RBA Holds Interest Rates Steady Ahead of Federal Election

RBA holds rates steady, citing inflation risks, global uncertainty, and tight labour markets despite easing price pressures and recovering demand.
RBA Holds Interest Rates Steady Ahead of Federal Election
Australian dollar coins and banknotes in Melbourne, Australia on April 4, 2024. AAP Image/Joel Carrett
Naziya Alvi Rahman
Updated:
0:00

In its final monetary policy meeting before the federal election, the Reserve Bank of Australia (RBA) has kept interest rates unchanged, despite government hopes for a further cut.

The Board cited global uncertainties and the need for confidence in inflation returning to its target range before adjusting policy.
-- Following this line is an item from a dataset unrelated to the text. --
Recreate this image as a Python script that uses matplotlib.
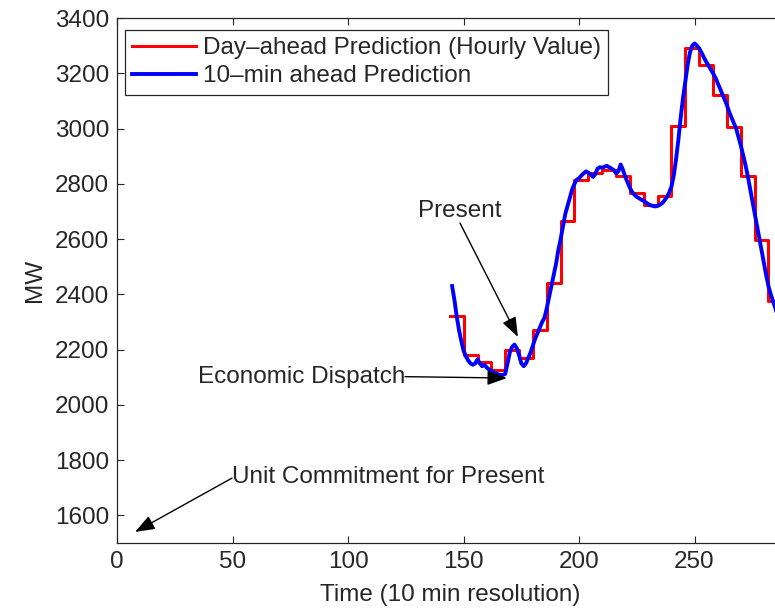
import numpy as np
import matplotlib.pyplot as plt

plt.rcParams['font.family'] = ['Liberation Sans', 'DejaVu Sans']

# 10-min ahead prediction, one value per 10-min step starting at t = 145
t_start = 145
load_10min = [
    2430, 2380, 2320, 2270, 2230, 2195, 2175, 2160, 2150, 2145,
    2150, 2165, 2150, 2140, 2145, 2135, 2128, 2122, 2118, 2114,
    2110, 2108, 2108, 2112, 2150, 2190, 2210, 2218, 2205, 2180,
    2150, 2140, 2150, 2170, 2190, 2215, 2240, 2260, 2280, 2300,
    2315, 2350, 2390, 2430, 2470, 2510, 2560, 2600, 2645, 2690,
    2720, 2750, 2780, 2800, 2815, 2820, 2830, 2838, 2845, 2840,
    2835, 2825, 2835, 2855, 2860, 2858, 2862, 2865, 2860, 2855,
    2850, 2838, 2845, 2870, 2850, 2825, 2805, 2785, 2770, 2760,
    2752, 2748, 2742, 2738, 2732, 2726, 2722, 2720, 2718, 2720,
    2724, 2730, 2740, 2752, 2768, 2790, 2830, 2890, 2960, 3040,
    3110, 3170, 3230, 3275, 3300, 3308, 3300, 3290, 3275, 3258,
    3242, 3228, 3214, 3200, 3185, 3165, 3145, 3125, 3105, 3085,
    3060, 3040, 3020, 3000, 2970, 2940, 2905, 2870, 2830, 2785,
    2740, 2695, 2650, 2605, 2560, 2515, 2470, 2430, 2400, 2375,
    2350, 2320, 2290, 2260,
]

# day-ahead hourly values, each held for 6 steps starting at t = 144
hour_start = 144
load_hourly = [
    2320, 2180, 2155, 2125, 2200, 2170, 2270, 2440, 2665, 2815,
    2840, 2850, 2830, 2765, 2725, 2755, 3010, 3290, 3230, 3120,
    3005, 2830, 2595, 2375,
]

xticks = [0, 50, 100, 150, 200, 250]
yticks = [1600, 1800, 2000, 2200, 2400, 2600, 2800, 3000, 3200, 3400]

FS = 17.5
INK = '#262626'

fig = plt.figure(figsize=(7.75, 6.11), dpi=100)
# axes runs slightly past the right edge of the canvas
ax = fig.add_axes([117.3 / 775, 68 / 611, 665 / 775, 525 / 611])

t10 = t_start + np.arange(len(load_10min))
th = hour_start + 6 * np.arange(len(load_hourly) + 1)
hourly = np.append(load_hourly, load_hourly[-1])

ax.step(th, hourly, where='post', color='#ff0000', lw=2.2,
        label='Day\u2013ahead Prediction (Hourly Value)')
ax.plot(t10, load_10min, color='#0000ff', lw=2.8,
        label='10\u2013min ahead Prediction')

ax.set_xlim(0, 288)
ax.set_ylim(1500, 3400)
ax.set_xticks(xticks)
ax.set_yticks(yticks)
ax.tick_params(direction='in', length=5, width=0.8, labelsize=FS,
               top=True, right=True, colors=INK, pad=6)
for sp in ax.spines.values():
    sp.set_color(INK)
    sp.set_linewidth(0.9)

ax.set_xlabel('Time (10 min resolution)', fontsize=FS, color=INK, labelpad=8)
ax.set_ylabel('MW', fontsize=FS, color=INK, labelpad=6)

leg = ax.legend(loc='upper left', bbox_to_anchor=(0.0116, 0.977),
                borderaxespad=0, fontsize=FS, handlelength=2.6,
                handletextpad=0.3, labelspacing=0.25, borderpad=0.3,
                fancybox=False, framealpha=1)
leg.get_frame().set_edgecolor(INK)
leg.get_frame().set_linewidth(0.9)
for txt in leg.get_texts():
    txt.set_color(INK)

arrow = dict(arrowstyle='-|>,head_length=1.2,head_width=0.45', color='k',
             lw=1.0, shrinkA=0, shrinkB=0)
ax.annotate('', xy=(173.5, 2246), xytext=(148.4, 2658), arrowprops=arrow)
ax.text(148.4, 2700, 'Present', fontsize=FS, ha='center', va='center',
        color=INK)

ax.annotate('', xy=(168.7, 2097), xytext=(124.6, 2102), arrowprops=arrow)
ax.text(124.6, 2102, 'Economic Dispatch', fontsize=FS, ha='right',
        va='center', color=INK)

ax.annotate('', xy=(7.7, 1540), xytext=(49.7, 1735), arrowprops=arrow)
ax.text(49.7, 1738, 'Unit Commitment for Present', fontsize=FS,
        ha='left', va='center', color=INK)

fig.savefig('out.png', dpi=100)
“The Board needs to be confident that this progress will continue so that inflation returns to the midpoint of the target band on a sustainable basis. It is therefore cautious about the outlook,” the RBA said.

The latest Consumer Price Index (CPI) data showed inflation slowed to 2.4 percent in February, down from 2.5 percent in January, marking a continued decline since its peak in 2022.

As inflation continues to ease, the RBA noted that financial stress in households has declined and real household incomes have picked up.

However, businesses still struggle to pass on costs due to weak demand, and labour market conditions remain tight, with labour availability continuing to challenge employers.

The RBA’s latest decision follows its February rate cut—the first since November 2020—that lowered the cash rate from 4.35 percent to 4.10 percent.

The move reflected easing inflationary pressures and a subdued domestic demand environment.

Despite this, the Board remains cautious, indicating that future rate decisions will depend on evolving economic conditions and risks.

Global Factors Weigh on Policy Decisions

The RBA remains wary of global economic developments, particularly the impact of U.S. tariffs and geopolitical tensions. It comes at a time when more U.S. tariffs will come into effect.

“Recent U.S. tariff announcements have affected global confidence, and any expansion of tariffs or retaliatory measures could amplify economic uncertainty,” the Board warned.

Such developments could dampen global economic activity if firms and households delay expenditures.

While some central banks have eased monetary policy in response to slowing inflation, global risks have prompted a more cautious approach.

With inflation returning to target as the RBA’s priority, the bank also reiterated its readiness to respond to international shifts that could materially impact Australian inflation and economic stability.

Labour Market and Domestic Uncertainties

Despite a decline in employment in February, the RBA highlighted that labour underutilisation remains low.

Wage pressures have eased slightly, but productivity growth remains sluggish, keeping unit labour costs high. The Board warned of uncertainties in household consumption and domestic economic activity.

“Growth in household consumption is expected to rise, but if it remains weak, it could lead to slower output growth and a sharper deterioration in the labour market than anticipated,” the RBA noted.

Conversely, a stronger labour market could push inflation higher, complicating monetary policy.

The Board also acknowledged the risk of monetary policy lag effects, stating that firms’ pricing decisions and wage movements in response to economic conditions remain unpredictable.